─── DATA PROVIDED

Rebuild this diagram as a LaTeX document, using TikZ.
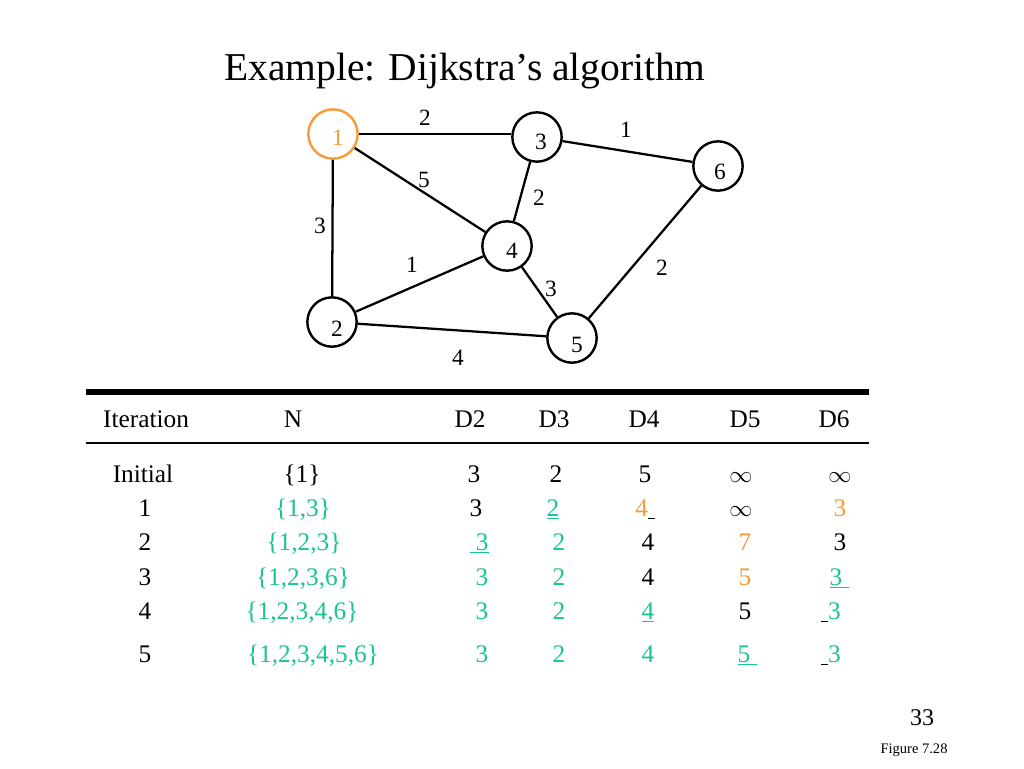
\documentclass[tikz,border=0pt]{standalone}
\usepackage{fontspec}
\setmainfont{Liberation Serif}
\definecolor{orng}{RGB}{245,155,55}
\definecolor{grn}{RGB}{25,195,150}
\newcommand{\blk}{\textcolor{black}{\rule[-2pt]{5pt}{0.8pt}}}
\begin{document}
\begin{tikzpicture}[x=0.75pt,y=-0.75pt,
  vtx/.style={circle,draw,line width=1.8pt,minimum size=37pt,inner sep=0pt},
  edge/.style={line width=1.7pt},
  wt/.style={font=\fontsize{17.5}{20}\selectfont,inner sep=0pt},
  cell/.style={anchor=base,font=\fontsize{19}{22}\selectfont,inner sep=0pt},
  gc/.style={cell,text=grn},
  oc/.style={cell,text=orng}]
\useasboundingbox (0,0) rectangle (1024,768);
\fill[white] (0,0) rectangle (1024,768);
\node[anchor=base,font=\fontsize{29.6}{34}\selectfont,inner sep=0pt] (title) at (465,80) {Example: Dijkstra’s algorithm};
% vertices
\node[vtx,draw=orng] (n1) at (333,134) {};
\node[vtx] (n3) at (537,137) {};
\node[vtx] (n6) at (718,166) {};
\node[vtx] (n4) at (507,246) {};
\node[vtx] (n2) at (332,322) {};
\node[vtx] (n5) at (572,338) {};
\node[wt,text=orng] (t1) at (338,138) {1};
\node[wt] (t3) at (541,142) {3};
\node[wt] (t6) at (720,172) {6};
\node[wt] (t4) at (512,251) {4};
\node[wt] (t2) at (337,329) {2};
\node[wt] (t5) at (577,345) {5};
% edges
\draw[edge] (n1.east) -- (n3.west |- n1.east);
\draw[edge] (n3) -- (n6);
\draw[edge] (n1) -- (n4);
\draw[edge] (n3) -- (n4);
\draw[edge] (n1) -- (n2);
\draw[edge] (n2) -- (n4);
\draw[edge] (n6) -- (n5);
\draw[edge] (n4) -- (n5);
\draw[edge] (n2) -- (n5);
% weights
\node[wt] (w13) at (425,118) {2};
\node[wt] (w36) at (626,130) {1};
\node[wt] (w14) at (424,180) {5};
\node[wt] (w34) at (539,198) {2};
\node[wt] (w12) at (320,226) {3};
\node[wt] (w24) at (412,265) {1};
\node[wt] (w56) at (662,268) {2};
\node[wt] (w45) at (551,289) {3};
\node[wt] (w25) at (458,358) {4};
% table rules
\coordinate (tl) at (86,392); \coordinate (tr) at (869,392);
\coordinate (ml) at (86,443); \coordinate (mr) at (869,443);
\draw[line width=4.5pt] (tl) -- (tr);
\draw[line width=0.9pt] (ml) -- (mr);
% header
\node[cell] (hI) at (146,427) {Iteration};
\node[cell] (hN) at (293,427) {N};
\node[cell] (h2) at (470,427) {D2};
\node[cell] (h3) at (554,427) {D3};
\node[cell] (h4) at (644,427) {D4};
\node[cell] (h5) at (745,427) {D5};
\node[cell] (h6) at (834,427) {D6};
% initial
\node[cell] (r0i) at (143,482) {Initial};
\node[cell] (r0n) at (302,482) {\{1\}};
\node[cell] (r02) at (474,482) {3};
\node[cell] (r03) at (556,482) {2};
\node[cell] (r04) at (645,482) {5};
\node[cell] (r05) at (741,482) {$\infty$};
\node[cell] (r06) at (840,482) {$\infty$};
% row 1
\node[cell] (r1i) at (145,516) {1};
\node[gc] (r1n) at (303,516) {\{1,3\}};
\node[cell] (r12) at (476,516) {3};
\node[gc] (r13) at (553,516) {\underline{2}};
\node[cell] (r14) at (645,516) {\textcolor{orng}{4}\blk};
\node[cell] (r15) at (741,516) {$\infty$};
\node[oc] (r16) at (840,516) {3};
% row 2
\node[cell] (r2i) at (145,550) {2};
\node[gc] (r2n) at (304,550) {\{1,2,3\}};
\node[gc] (r22) at (479,550) {\underline{\ 3}};
\node[gc] (r23) at (559,550) {2};
\node[cell] (r24) at (648,550) {4};
\node[oc] (r25) at (745,550) {7};
\node[cell] (r26) at (840,550) {3};
% row 3
\node[cell] (r3i) at (145,585) {3};
\node[gc] (r3n) at (303,585) {\{1,2,3,6\}};
\node[gc] (r32) at (482,585) {3};
\node[gc] (r33) at (559,585) {2};
\node[cell] (r34) at (648,585) {4};
\node[oc] (r35) at (745,585) {5};
\node[gc] (r36) at (839,585) {\underline{3\ }};
% row 4
\node[cell] (r4i) at (145,619) {4};
\node[gc] (r4n) at (302,619) {\{1,2,3,4,6\}};
\node[gc] (r42) at (482,619) {3};
\node[gc] (r43) at (559,619) {2};
\node[gc] (r44) at (648,619) {\underline{4}};
\node[cell] (r45) at (745,619) {5};
\node[gc] (r46) at (831,619) {\blk 3};
% row 5
\node[cell] (r5i) at (145,662) {5};
\node[gc] (r5n) at (313,662) {\{1,2,3,4,5,6\}};
\node[gc] (r52) at (482,662) {3};
\node[gc] (r53) at (559,662) {2};
\node[gc] (r54) at (648,662) {4};
\node[gc] (r55) at (747,662) {\underline{5\ }};
\node[gc] (r56) at (831,662) {\blk 3};
% footer
\node[anchor=base,font=\fontsize{18}{20}\selectfont,inner sep=0pt] (pg) at (922,725) {33};
\node[anchor=base,font=\fontsize{10.9}{12}\selectfont,inner sep=0pt] (fig) at (914,753) {Figure 7.28};
\end{tikzpicture}
\end{document}
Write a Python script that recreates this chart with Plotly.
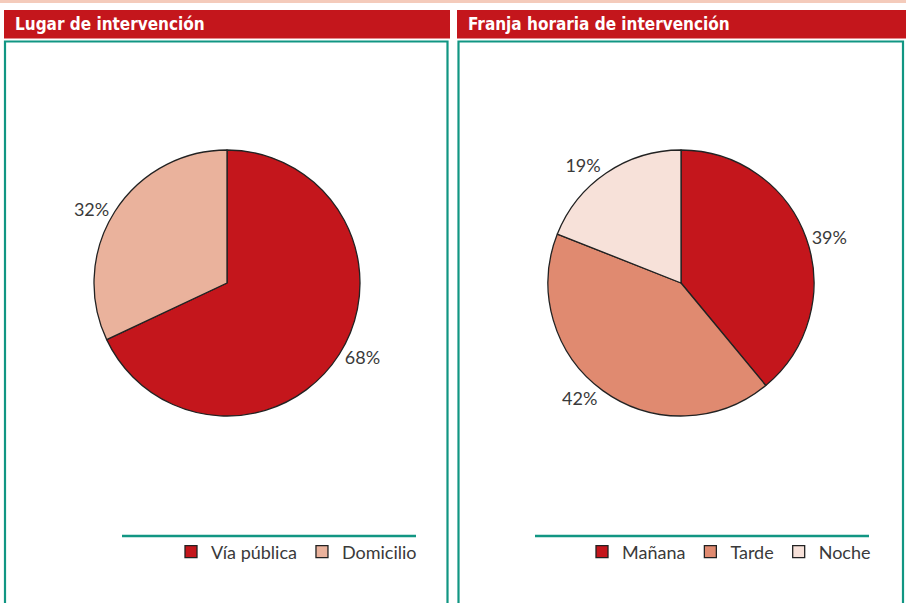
import plotly.graph_objects as go

W, H = 906, 603

# Data
titles = ["Lugar de intervención", "Franja horaria de intervención"]
lugar_labels = ["Vía pública", "Domicilio"]
lugar_values = [68, 32]
lugar_colors = ["#c4161c", "#eab29c"]
franja_labels = ["Mañana", "Tarde", "Noche"]
franja_values = [39, 42, 19]
franja_colors = ["#c4161c", "#e08a70", "#f7e1d9"]

RED = "#c4161c"
TEAL = "#119683"
TXT = "#3a3a3a"
FONT = "Lato, 'Open Sans', 'DejaVu Sans', sans-serif"
TFONT = "'Liberation Sans Narrow', 'DejaVu Sans Condensed', 'Roboto Condensed', Lato, sans-serif"

def px(x):
    return x / W

def py(y):
    return 1 - y / H

def pie(labels, values, colors, cx, legend):
    r = 133
    return go.Pie(
        labels=labels, values=values, sort=False, direction="clockwise", rotation=0,
        marker=dict(colors=colors, line=dict(color="#222222", width=1.3)),
        texttemplate="%{percent:.0%}", textposition="outside",
        textfont=dict(family=FONT, size=18, color=TXT),
        domain=dict(x=[px(cx - r), px(cx + r)], y=[py(283 + r), py(283 - r)]),
        hoverinfo="label+percent", legend=legend, automargin=False,
    )

fig = go.Figure()
fig.add_trace(pie(lugar_labels, lugar_values, lugar_colors, 227, "legend"))
fig.add_trace(pie(franja_labels, franja_values, franja_colors, 681, "legend2"))

shapes = [
    dict(type="rect", xref="paper", yref="paper", x0=0, x1=1, y0=py(3), y1=1,
         fillcolor="#f4cbbb", line_width=0, layer="below"),
    dict(type="rect", xref="paper", yref="paper", x0=px(4), x1=px(450), y0=py(38.5), y1=py(10),
         fillcolor=RED, line_width=0, layer="below"),
    dict(type="rect", xref="paper", yref="paper", x0=px(457), x1=px(906), y0=py(38.5), y1=py(10),
         fillcolor=RED, line_width=0, layer="below"),
    dict(type="rect", xref="paper", yref="paper", x0=px(5), x1=px(447.5), y0=py(610), y1=py(41.5),
         fillcolor="rgba(0,0,0,0)", line=dict(color=TEAL, width=2.2), layer="below"),
    dict(type="rect", xref="paper", yref="paper", x0=px(458.5), x1=px(903), y0=py(610), y1=py(41.5),
         fillcolor="rgba(0,0,0,0)", line=dict(color=TEAL, width=2.2), layer="below"),
    dict(type="line", xref="paper", yref="paper", x0=px(122), x1=px(416), y0=py(536), y1=py(536),
         line=dict(color=TEAL, width=2.5)),
    dict(type="line", xref="paper", yref="paper", x0=px(535), x1=px(869), y0=py(536), y1=py(536),
         line=dict(color=TEAL, width=2.5)),
]

annotations = [
    dict(text="<b>" + titles[0] + "</b>", xref="paper", yref="paper", x=px(13), y=py(24),
         xanchor="left", yanchor="middle", showarrow=False,
         font=dict(family=TFONT, size=17, color="white")),
    dict(text="<b>" + titles[1] + "</b>", xref="paper", yref="paper", x=px(466), y=py(24),
         xanchor="left", yanchor="middle", showarrow=False,
         font=dict(family=TFONT, size=17, color="white")),
]

leg = dict(orientation="h", yanchor="middle", xanchor="right", bgcolor="rgba(0,0,0,0)",
           font=dict(family=FONT, size=18, color=TXT), traceorder="normal",
           itemclick=False, itemdoubleclick=False)

fig.update_layout(
    width=W, height=H, margin=dict(l=0, r=0, t=0, b=0),
    paper_bgcolor="white", plot_bgcolor="white",
    shapes=shapes, annotations=annotations,
    showlegend=True,
    legend=dict(leg, x=px(422), y=py(552)),
    legend2=dict(leg, x=px(876), y=py(552)),
)

fig.write_html("out.html", config={"displayModeBar": False},
               post_script="document.body.style.margin='0';document.body.style.overflow='hidden';")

──────

### [THE PROBLEM]
Check each line of the records for the word "this", and show the lines that contain it.

### [ANSWER TO THE EXERCISE]
Rebuild this diagram as a LaTeX document, using TikZ.
Write a Python script that recreates this chart with Plotly.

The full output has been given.